[Recorded information]

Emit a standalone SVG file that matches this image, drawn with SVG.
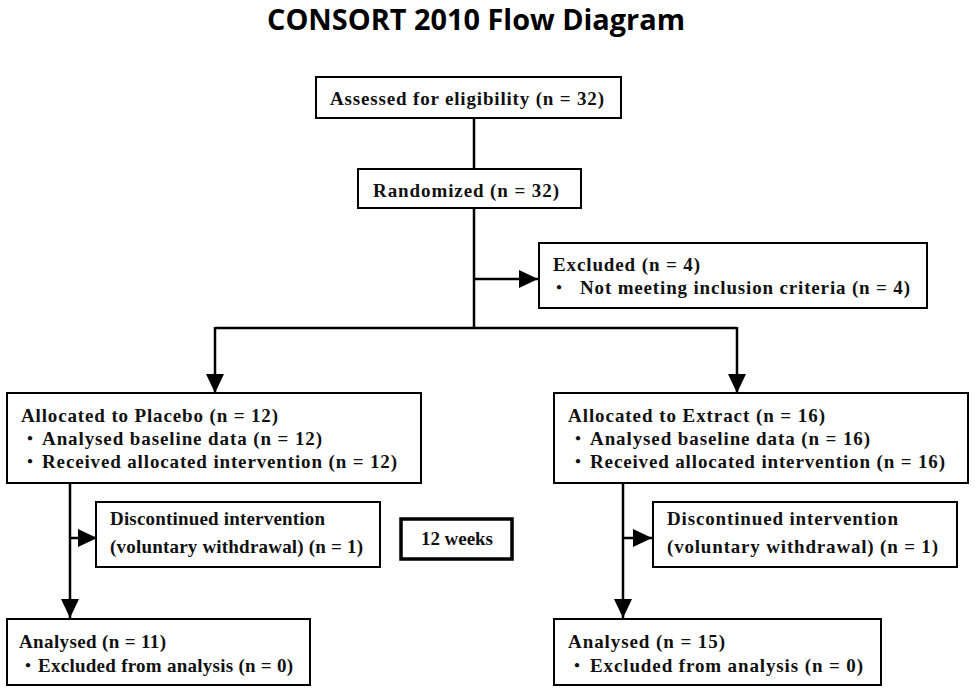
<svg xmlns="http://www.w3.org/2000/svg" width="978" height="694" viewBox="0 0 978 694">
<style>
.box{fill:#fff;stroke:#000;stroke-width:2}
.thick{fill:#fff;stroke:#000;stroke-width:3.5}
.t{font-family:"Liberation Serif","Noto Sans CJK JP",serif;font-weight:bold;font-size:19px;fill:#111}
.d{font-family:"Noto Sans CJK JP","Liberation Serif",serif;font-weight:bold;font-size:17px;fill:#111}
.ln{fill:none;stroke:#000;stroke-width:2.5}
.title{font-family:"Open Sans","Liberation Sans",sans-serif;font-weight:bold;font-size:28px;fill:#000}
</style>
<defs>
<marker id="ah" markerUnits="userSpaceOnUse" markerWidth="19" markerHeight="18" refX="19" refY="9" orient="auto">
<path d="M0,0 L19,9 L0,18 z" fill="#000"/>
</marker>
</defs>
<rect width="978" height="694" fill="#fff"/>
<text class="title" x="267" y="30" textLength="418" lengthAdjust="spacingAndGlyphs">CONSORT 2010 Flow Diagram</text>
<g id="connectors">
<path class="ln" d="M474,118 V169"/>
<path class="ln" d="M474,208 V328"/>
<path class="ln" d="M474,279 H538" marker-end="url(#ah)"/>
<path class="ln" d="M215,328 H737"/>
<path class="ln" d="M215,327 V393" marker-end="url(#ah)"/>
<path class="ln" d="M737,327 V393" marker-end="url(#ah)"/>
<path class="ln" d="M70,483 V618" marker-end="url(#ah)"/>
<path class="ln" d="M70,538 H97" marker-end="url(#ah)"/>
<path class="ln" d="M623,483 V618" marker-end="url(#ah)"/>
<path class="ln" d="M623,538 H652" marker-end="url(#ah)"/>
</g>
<g id="assessed">
<rect class="box" x="316" y="77" width="305" height="41"/>
<text class="t" x="330" y="105" textLength="274">Assessed for eligibility (n = 32)</text>
</g>
<g id="randomized">
<rect class="box" x="358" y="169" width="223" height="39"/>
<text class="t" x="373" y="197" textLength="186">Randomized (n = 32)</text>
</g>
<g id="excluded">
<rect class="box" x="539" y="243" width="388" height="65"/>
<text class="t" x="553" y="271" textLength="147">Excluded (n = 4)</text>
<text class="d" x="559" y="294" text-anchor="middle">・</text>
<text class="t" x="580" y="294" textLength="330">Not meeting inclusion criteria (n = 4)</text>
</g>
<g id="placebo">
<rect class="box" x="7" y="393" width="414" height="90"/>
<text class="t" x="21" y="422" textLength="257">Allocated to Placebo (n = 12)</text>
<text class="d" x="30" y="445" text-anchor="middle">・</text>
<text class="t" x="42" y="445" textLength="280">Analysed baseline data (n = 12)</text>
<text class="d" x="30" y="468" text-anchor="middle">・</text>
<text class="t" x="42" y="468" textLength="355">Received allocated intervention (n = 12)</text>
</g>
<g id="extract">
<rect class="box" x="554" y="393" width="414" height="90"/>
<text class="t" x="568" y="422" textLength="257">Allocated to Extract (n = 16)</text>
<text class="d" x="578" y="445" text-anchor="middle">・</text>
<text class="t" x="590" y="445" textLength="280">Analysed baseline data (n = 16)</text>
<text class="d" x="578" y="468" text-anchor="middle">・</text>
<text class="t" x="590" y="468" textLength="355">Received allocated intervention (n = 16)</text>
</g>
<g id="discontinued-placebo">
<rect class="box" x="96" y="502" width="284" height="65"/>
<text class="t" x="110" y="525" textLength="215">Discontinued intervention</text>
<text class="t" x="110" y="553" textLength="253">(voluntary withdrawal) (n = 1)</text>
</g>
<g id="weeks">
<rect class="thick" x="401" y="519" width="111" height="40"/>
<text class="t" x="421" y="545" textLength="72">12 weeks</text>
</g>
<g id="discontinued-extract">
<rect class="box" x="653" y="502" width="304" height="65"/>
<text class="t" x="667" y="525" textLength="231">Discontinued intervention</text>
<text class="t" x="667" y="553" textLength="271">(voluntary withdrawal) (n = 1)</text>
</g>
<g id="analysed-placebo">
<rect class="box" x="7" y="619" width="303" height="66"/>
<text class="t" x="19" y="648" textLength="147">Analysed (n = 11)</text>
<text class="d" x="28" y="672" text-anchor="middle">・</text>
<text class="t" x="38" y="672" textLength="255">Excluded from analysis (n = 0)</text>
</g>
<g id="analysed-extract">
<rect class="box" x="554" y="619" width="327" height="66"/>
<text class="t" x="568" y="648" textLength="157">Analysed (n = 15)</text>
<text class="d" x="577" y="672" text-anchor="middle">・</text>
<text class="t" x="590" y="672" textLength="273">Excluded from analysis (n = 0)</text>
</g>
</svg>
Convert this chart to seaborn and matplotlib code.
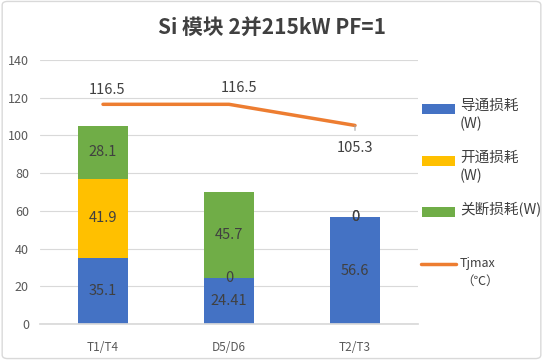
import matplotlib
matplotlib.use("Agg")
import matplotlib.pyplot as plt
import seaborn as sns
from matplotlib.patches import Rectangle, FancyBboxPatch
from matplotlib.lines import Line2D

# =========================
# 数据
# =========================
categories = ["T1/T4", "D5/D6", "T2/T3"]
cond_loss = [35.1, 24.41, 56.6]      # 导通损耗
on_loss = [41.9, 0, 0]               # 开通损耗
off_loss = [28.1, 45.7, 0]           # 关断损耗
tjmax = [116.5, 116.5, 105.3]

series_labels = ["导通损耗\n(W)", "开通损耗\n(W)", "关断损耗(W)"]
line_label = ["Tjmax", "（℃）"]
title = "Si 模块 2并215kW PF=1"

C_BLUE = "#4472C4"
C_GOLD = "#FFC000"
C_GREEN = "#70AD47"
C_LINE = "#ED7D31"
C_TEXT = "#404040"
C_TICK = "#595959"

sns.set_theme(style="whitegrid")
plt.rcParams["font.family"] = ["Noto Sans CJK SC", "DejaVu Sans"]

W, H = 543, 360
fig = plt.figure(figsize=(W / 100, H / 100), dpi=100)
ax = fig.add_axes([40 / W, 1 - 324 / H, 378 / W, 264 / H])

x = list(range(len(categories)))
bottom2 = [a + b for a, b in zip(cond_loss, on_loss)]

bar_kw = dict(width=0.4, ax=ax, saturation=1, linewidth=0)
sns.barplot(x=categories, y=cond_loss, color=C_BLUE, **bar_kw)
sns.barplot(x=categories, y=on_loss, bottom=cond_loss, color=C_GOLD, **bar_kw)
sns.barplot(x=categories, y=off_loss, bottom=bottom2, color=C_GREEN, **bar_kw)
sns.lineplot(x=x, y=tjmax, color=C_LINE, linewidth=2.5, ax=ax)

# 数据标签
LBL = 10.5
for i in x:
    ax.text(i, cond_loss[i] / 2, f"{cond_loss[i]:g}", ha="center", va="center",
            fontsize=LBL, color=C_TEXT)
    ax.text(i, cond_loss[i] + on_loss[i] / 2, f"{on_loss[i]:g}", ha="center", va="center",
            fontsize=LBL, color=C_TEXT)
    ax.text(i, bottom2[i] + off_loss[i] / 2, f"{off_loss[i]:g}", ha="center", va="center",
            fontsize=LBL, color=C_TEXT)

ax.annotate(f"{tjmax[0]:g}", (0, tjmax[0]), xytext=(3, 10), textcoords="offset points",
            ha="center", va="center", fontsize=LBL, color=C_TEXT)
ax.annotate(f"{tjmax[1]:g}", (1, tjmax[1]), xytext=(7, 12), textcoords="offset points",
            ha="center", va="center", fontsize=LBL, color=C_TEXT)
ax.annotate(f"{tjmax[2]:g}", (2, tjmax[2]), xytext=(0, -16), textcoords="offset points",
            ha="center", va="center", fontsize=LBL, color=C_TEXT,
            arrowprops=dict(arrowstyle="-", color="#A6A6A6", lw=0.8, shrinkA=5, shrinkB=0))

ax.set_ylim(0, 140)
ax.set_xlim(-0.5, 2.5)
ax.set_yticks(range(0, 141, 20))
ax.set_xlabel("")
ax.set_ylabel("")
ax.grid(axis="x", visible=False)
ax.grid(axis="y", color="#D9D9D9", linewidth=0.8)
for s in ["top", "right", "left"]:
    ax.spines[s].set_visible(False)
ax.spines["bottom"].set_color("#D9D9D9")
ax.tick_params(axis="y", labelsize=9, colors=C_TICK, length=0, pad=8)
ax.tick_params(axis="x", labelsize=8.5, colors=C_TICK, length=0, pad=12)

fig.text(0.5, 1 - 27 / H, title, ha="center", va="center", fontsize=15,
         fontweight="bold", color=C_TEXT)

# 图例（手动排布，标记与首行文字对齐）
def px(xp, yp):
    return xp / W, 1 - yp / H

for color, label, yc in zip([C_BLUE, C_GOLD, C_GREEN], series_labels, [109, 161, 212]):
    x0, y0 = px(422, yc + 5)
    fig.add_artist(Rectangle((x0, y0), 33 / W, 10 / H, transform=fig.transFigure,
                             facecolor=color, edgecolor="none"))
    tx, ty = px(460, yc - 10)
    fig.text(tx, ty, label, ha="left", va="top", fontsize=10.5, color=C_TEXT, linespacing=1.3)

lx0, ly = px(421, 264)
lx1, _ = px(456, 264)
fig.add_artist(Line2D([lx0, lx1], [ly, ly], transform=fig.transFigure, color=C_LINE, lw=2.5))
fig.text(*px(460, 264), line_label[0], ha="left", va="center", fontsize=9, color=C_TEXT)
fig.text(*px(461, 281), line_label[1], ha="left", va="center", fontsize=9, color=C_TEXT)

# 外框
fig.patches.append(FancyBboxPatch((0.004, 0.004), 0.992, 0.992, boxstyle="round,pad=0,rounding_size=0.01",
                                  transform=fig.transFigure, fill=False, edgecolor="#D9D9D9", lw=1))

plt.savefig("out.png", dpi=100)
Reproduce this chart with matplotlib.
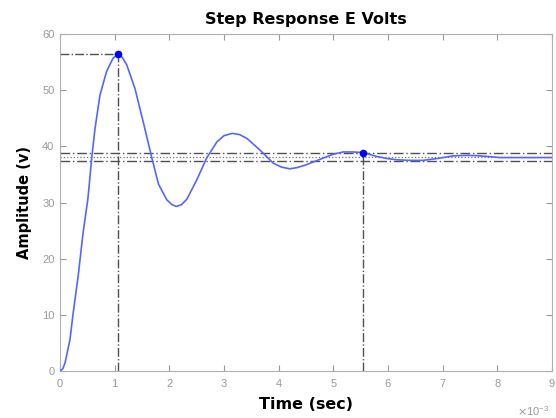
import matplotlib
matplotlib.use("Agg")
import matplotlib.pyplot as plt
from matplotlib.ticker import ScalarFormatter, MultipleLocator
from matplotlib.transforms import ScaledTranslation

# response (time in ms, amplitude in volts)
t_ms = [0, 0.05, 0.09, 0.18, 0.24, 0.33, 0.42, 0.51, 0.58, 0.64, 0.73, 0.85,
        0.97, 1.06, 1.14, 1.22, 1.37, 1.52, 1.68, 1.80, 1.95, 2.05, 2.13, 2.22,
        2.32, 2.50, 2.68, 2.87, 3.00, 3.15, 3.28, 3.42, 3.66, 3.90, 4.05, 4.20,
        4.33, 4.50, 4.81, 5.00, 5.18, 5.35, 5.54, 5.79, 6.00, 6.16, 6.40, 6.64,
        6.95, 7.19, 7.45, 7.68, 8.05, 8.50, 9.00]
volts = [0, 0.4, 1.4, 5.5, 10.3, 16.8, 24.5, 30.7, 38.0, 43.2, 49.1, 53.3,
         55.7, 56.4, 55.8, 54.5, 50.3, 44.4, 37.9, 33.3, 30.5, 29.6, 29.3, 29.6,
         30.6, 34.0, 37.9, 40.8, 41.9, 42.3, 42.1, 41.4, 39.3, 37.0, 36.3, 36.0,
         36.2, 36.7, 37.9, 38.6, 39.0, 39.0, 38.9, 38.2, 37.8, 37.6, 37.5, 37.5,
         37.9, 38.3, 38.4, 38.3, 38.0, 38.0, 38.0]

peak_t, peak_v = 1.06, 56.4
settle_t, settle_v = 5.54, 38.9
final_v = 38.1
band = [38.86, 37.34]

t = [v * 1e-3 for v in t_ms]

plt.rcParams['font.family'] = ['Liberation Sans', 'DejaVu Sans']
fig = plt.figure(figsize=(5.56, 4.18), dpi=100)
ax = fig.add_axes([0.108, 0.1124, 0.885, 0.8063])

ref = '#505050'
ax.plot(t, volts, color='#5566ff', linewidth=1.2, zorder=3)

# peak annotation
ax.plot([0, peak_t * 1e-3], [peak_v, peak_v], color=ref, ls='-.', lw=1)
ax.plot([peak_t * 1e-3, peak_t * 1e-3], [0, peak_v], color=ref, ls='-.', lw=1)
ax.plot(peak_t * 1e-3, peak_v, 'o', color='#0000ff', ms=4.5, zorder=4)

# settling annotation
for b in band:
    ax.axhline(b, color=ref, ls=(0, (7, 2, 1, 2)), lw=1)
ax.axhline(final_v, color='#707070', ls=':', lw=0.9)
ax.plot([settle_t * 1e-3, settle_t * 1e-3], [0, settle_v], color=ref, ls='-.', lw=1)
ax.plot(settle_t * 1e-3, settle_v, 'o', color='#0000ff', ms=4.5, zorder=4)

ax.set_xlim(0, 9e-3)
ax.set_ylim(0, 60)
ax.xaxis.set_major_locator(MultipleLocator(1e-3))
ax.yaxis.set_major_locator(MultipleLocator(10))
fmt = ScalarFormatter(useMathText=True)
fmt.set_powerlimits((-3, -3))
ax.xaxis.set_major_formatter(fmt)

grey = '#999999'
for s in ax.spines.values():
    s.set_color('#b0b0b0')
ax.tick_params(direction='in', top=True, right=True, colors=grey,
               labelsize=8, length=4, pad=4)
off = ax.xaxis.get_offset_text()
off.set_color(grey)
off.set_fontsize(8)
off.set_transform(off.get_transform() + ScaledTranslation(-2 / 72, -8 / 72, fig.dpi_scale_trans))

bold = dict(fontweight='bold', family='DejaVu Sans')
ax.set_title('Step Response E Volts', fontsize=11.5, pad=7, **bold)
ax.set_xlabel('Time (sec)', fontsize=11.5, labelpad=6, **bold)
ax.set_ylabel('Amplitude (v)', fontsize=10.5, labelpad=7, **bold)

fig.savefig('out.png', dpi=100)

[Problem requirements] Set down nothing but the lines from the one holding "Reproduce this chart with matplotlib." through the one holding "from matplotlib.transforms import", both included, exactly as they appear; any picture is left out.

[Result of the exercise]
Reproduce this chart with matplotlib.
import matplotlib
matplotlib.use("Agg")
import matplotlib.pyplot as plt
from matplotlib.ticker import ScalarFormatter, MultipleLocator
from matplotlib.transforms import ScaledTranslation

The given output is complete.